Возникает законный вопрос, а почему Павел Ефимович столь быстро "раскололся" еще до первого допроса и все как есть выкладывал, ведь можно было кое-какие вещи и утаить. А выкладывал он все от большого испуга. Дело в том, что художества Дыбенко и до революции (вспомним еще раз хотя бы самые негативные отзывы о нем в мемуарах матроса большевика Ховрина, которого он посадил за решетку) и в годы Гражданской войны были хорошо всем известны. О том, что его предательства ни для кого не являются тайной, сам Дыбенко, разумеется, так же знал. Этого он, кстати, не отрицал и во время следствия, говоря, что все годы жил в постоянном страхе, боясь разоблачений. А то, что никто прошлым Дыбенко до 1938 года не занимался, так это только по той причине, что он, как и С.М. Буденный, олицетворял для советского народа народного выдвиженца революционного времени. Если Буденный из простых казаков стал маршалом, то Дыбенко из простого матроса революция мгновенно сделала морским министром. В связи с этим, разоблачение Дыбенко имело бы больше минусов для власти, чем плюсов. К этому надо прибавить и неутомимую деятельность по защите Дыбенко Александры Коллонтай, имевшую все еще огромные связи в большевистском руководстве. Любопытно, что даже, несмотря на свой развод с Павлом Ефимовичем, Коллонтай заботиться о своем бывшем муже так и не перестала.

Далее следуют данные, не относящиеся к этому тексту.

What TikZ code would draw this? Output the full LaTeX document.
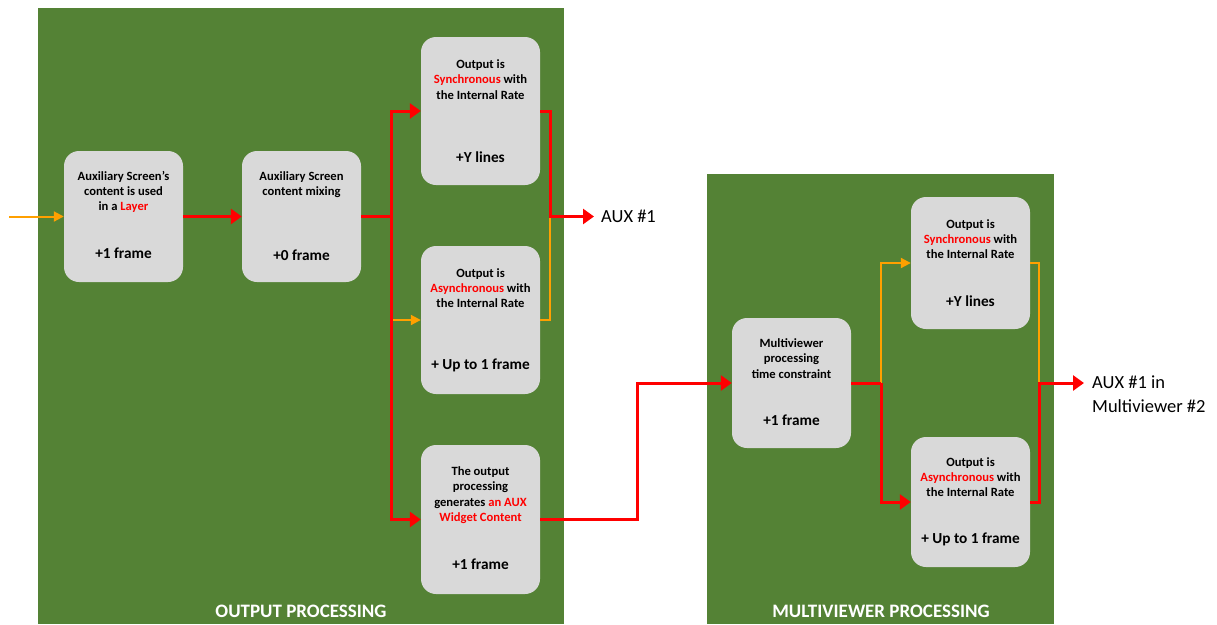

Но только ли трусостью можно объяснить заявление от 28 февраля! Конечно же, нет! Строча заявление, Павел Ефимович знал, что делал. И торопился не зря! Прежде всего, Дыбенко не мог 28 февраля знать — арестованы или еще нет его подельники, и не начали ли они уже давать показания на него самого. Поэтому ему надо было торопиться. Ведь тот, кто первым «сливал» своих товарищей, сразу оказывался в заведомо более выгодной ситуации. Во-первых, именно его показания становились базовыми для последующих допросов других арестованных. Во-вторых, быстрое покаяние и раскаяние могло положительно отразиться на приговоре суда. Наконец, в-третьих, быстро оговорив других, Дыбенко мог излагать определенные факты, смещая акценты в свою пользу. Раньше при арестах он всегда именно так и поступал, причем эта тактика всегда срабатывала. Так что причин для быстрого написания покаянного заявления у Дыбенко было немало.

В отличие от Дыбенко, который сразу же во всем сознался и принялся униженно каяться, в схожей ситуации «народный» маршал С.М. Буденный, согласно существующей легенде, повел себя совершенно иначе. Когда к нему ночью приехал «чёрный воронок». Легендарный маршал, якобы, встретил вооружённых ночных гостей с шашкой наголо, и с криком «Кто первый!» бросился на гостей (по другой версии выставил в окно пулемёт). Те поспешили ретироваться. Наутро Берия докладывал Сталину о необходимости ареста Будённого, в красках описав произошедшее событие. Сталин будто бы ответил: «Молодец, Семён! Так их и надо!» Больше Буденного уже не тревожили. По другой версии, расстреляв пришедших за ним чекистов из пулемета, Буденный бросился звонить Сталину: «Иосиф, контрреволюция! Меня пришли арестовывать! Живым не сдамся!» После чего Сталин, якобы, дал команду оставить Буденного в покое: «Этот старый дуралей не опасен».